Kyoto is a gorgeous city. At least, the shrines and temples, and there are a lot of them, are gorgeous... the modern part of the city is pretty much like the modern part of Tokyo or Osaka but on a smaller scale. Also beautiful is the historic part of town, where the streets are lined with tea-houses and inns, these two-storey wooden buildings that have little red paper lanterns outside to indicate their presence. Everything in that neighbourhood is very discreet... you can't see into the places at all,you're stuck admiring their quiet, elegant facades. Also there are a few streets with canals running along them, and now that the cherry blossoms are exploding everywhere it's an absolutely magical kind of place, especially at night. I've spent one full day in Kyoto, doing some intensive temple-hopping, and two evenings, eating and walking around.
Yesterday I went to Nara, the first capital of Japan, which has a multitude of shrines and temples as well, all set in an expansive park overrun with deer. The deer are cute but they harass people for food, and they eat all the greenery, and they're national treasures so they won't be leaving anytime soon. I think I read that there are about twelve hundred of them. Nara was nice, too, but not as nicely landscaped as the shrines in Kyoto. Although there is one shrine there with the largest indoor statue of a buddha. That building is enormous, and the buddha, equally so. Really impressive. Although the grounds of that temple (for your reference, temples are Buddhist, shrines are Shinto) are a little overrun with tourists. Kyoto's sights are equally touristy, but for some reason the gaijin seemed more prevalent in Nara than in Kyoto, and they make it seem more annoying. Possibly because the Japanese tourists tend to actually be visiting the shrine, with at least an inking of religious motivation, while the white tourists are just slightly bewildered or else loud and obnoxious.
On Sunday Lisa and I went to a town west of Kyoto called Arashiyama, a quaint little tourist town on a river, in the mountains, that is big stuff on the Cherry Blossom circuit. This country is obsessed with cherry blossom season, it turns out -- there is seasonally inspired everything. The kimono fabric on display features cherry blossoms, there are cherry-blossom-flavoured limited edition beverages for sale, cherry-blossom-flavoured chips, cherry-blossom-flavoured street food... it's bizarre. People go so far as to put up posters in the Kyoto subway every day, rating the dozen or so most popular spots for Hanami (cherry-blossom viewing) on a scale from zero to five blossoms. Anyway, luckily for us, Arashiyama was not on the list of must-see sites for Sunday, although unluckily for us this is because the blossoms there were mostly not out yet.

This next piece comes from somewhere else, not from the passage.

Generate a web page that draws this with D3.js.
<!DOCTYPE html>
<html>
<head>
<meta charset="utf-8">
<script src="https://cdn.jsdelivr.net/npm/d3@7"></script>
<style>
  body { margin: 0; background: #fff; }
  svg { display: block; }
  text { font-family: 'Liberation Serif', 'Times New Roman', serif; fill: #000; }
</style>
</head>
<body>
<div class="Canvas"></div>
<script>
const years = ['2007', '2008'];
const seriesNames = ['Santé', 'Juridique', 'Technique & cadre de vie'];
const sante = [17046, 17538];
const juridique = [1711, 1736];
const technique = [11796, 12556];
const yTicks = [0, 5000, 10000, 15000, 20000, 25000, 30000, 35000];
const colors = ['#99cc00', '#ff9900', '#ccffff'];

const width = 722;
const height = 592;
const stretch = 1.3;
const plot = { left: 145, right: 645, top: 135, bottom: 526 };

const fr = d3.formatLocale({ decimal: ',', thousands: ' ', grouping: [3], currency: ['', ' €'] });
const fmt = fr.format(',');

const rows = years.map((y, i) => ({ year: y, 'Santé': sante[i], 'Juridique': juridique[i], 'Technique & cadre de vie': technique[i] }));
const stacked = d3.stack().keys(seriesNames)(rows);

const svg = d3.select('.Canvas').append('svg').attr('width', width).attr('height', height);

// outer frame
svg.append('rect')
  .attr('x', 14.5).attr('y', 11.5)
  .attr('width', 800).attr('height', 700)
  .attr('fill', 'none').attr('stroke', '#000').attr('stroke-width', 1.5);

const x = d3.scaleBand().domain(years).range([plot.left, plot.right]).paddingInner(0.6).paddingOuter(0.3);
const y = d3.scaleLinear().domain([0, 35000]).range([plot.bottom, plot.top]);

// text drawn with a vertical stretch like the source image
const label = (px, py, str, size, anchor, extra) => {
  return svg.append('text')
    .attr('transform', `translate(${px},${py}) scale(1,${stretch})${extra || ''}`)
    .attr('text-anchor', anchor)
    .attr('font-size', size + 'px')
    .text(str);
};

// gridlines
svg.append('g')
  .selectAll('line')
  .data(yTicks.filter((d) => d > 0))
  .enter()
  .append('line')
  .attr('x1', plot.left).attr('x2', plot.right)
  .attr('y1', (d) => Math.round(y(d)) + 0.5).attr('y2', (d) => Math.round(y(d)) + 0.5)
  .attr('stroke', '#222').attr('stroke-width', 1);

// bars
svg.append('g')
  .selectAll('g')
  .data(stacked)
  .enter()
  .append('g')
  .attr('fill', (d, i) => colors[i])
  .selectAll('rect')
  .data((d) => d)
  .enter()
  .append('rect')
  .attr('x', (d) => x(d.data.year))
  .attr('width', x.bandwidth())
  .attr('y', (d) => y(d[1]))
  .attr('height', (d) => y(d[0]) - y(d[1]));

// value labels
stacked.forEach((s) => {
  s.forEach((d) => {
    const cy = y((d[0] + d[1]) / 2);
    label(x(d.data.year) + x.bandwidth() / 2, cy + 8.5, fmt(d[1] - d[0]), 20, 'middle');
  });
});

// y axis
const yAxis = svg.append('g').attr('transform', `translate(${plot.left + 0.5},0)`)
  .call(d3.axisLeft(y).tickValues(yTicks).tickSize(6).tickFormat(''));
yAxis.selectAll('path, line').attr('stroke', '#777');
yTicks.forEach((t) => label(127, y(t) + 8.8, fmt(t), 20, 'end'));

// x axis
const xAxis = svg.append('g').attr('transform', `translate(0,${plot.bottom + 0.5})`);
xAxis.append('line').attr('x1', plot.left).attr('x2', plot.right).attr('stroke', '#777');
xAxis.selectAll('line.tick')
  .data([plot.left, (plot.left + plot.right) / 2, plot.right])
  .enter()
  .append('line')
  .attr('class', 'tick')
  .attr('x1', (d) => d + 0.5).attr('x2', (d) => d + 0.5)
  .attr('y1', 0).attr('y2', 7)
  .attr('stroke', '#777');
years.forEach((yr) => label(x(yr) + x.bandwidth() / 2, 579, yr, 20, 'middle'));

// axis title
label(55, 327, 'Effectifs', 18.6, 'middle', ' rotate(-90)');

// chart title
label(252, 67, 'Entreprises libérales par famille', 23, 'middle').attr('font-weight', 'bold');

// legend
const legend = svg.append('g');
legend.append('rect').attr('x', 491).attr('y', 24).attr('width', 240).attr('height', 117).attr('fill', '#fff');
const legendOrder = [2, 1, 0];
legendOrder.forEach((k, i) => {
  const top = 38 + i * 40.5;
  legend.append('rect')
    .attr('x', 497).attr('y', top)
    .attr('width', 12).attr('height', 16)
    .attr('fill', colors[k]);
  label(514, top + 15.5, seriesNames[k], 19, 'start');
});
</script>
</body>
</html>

But because it wasn't busy we were able to get on a river cruise that would have otherwise been sold out for days. A nice, scenic jaunt through the mountains... of course, with the thousands of trees planted along the route I could see how it might have been more spectacular in a week or two. At the end of Sunday, we met up with a couple that is friends with Lisa, and went for a nice dinner in Kyoto, and then to an onsen (naturally-heated hot spring, although in this case it was naturally heated hot tubs on the sixteenth floor of a hotel near Lisa's house). Today I'm going to attempt to get to a more rustic onsen, in the mountains north of Kyoto, where you sit ouside and look down a mountain valley. We shall see. For those of you who have seen Memoirs of a Geisha, I'm also headed to the shrine that has the path lined with the hundreds and hundreds of bright red gates (torii) that the girl runs along to pray with the coin the Chairman gives her.
Anyway, I'd better get a move on.
Take care, all, I'll see you in a week (sigh).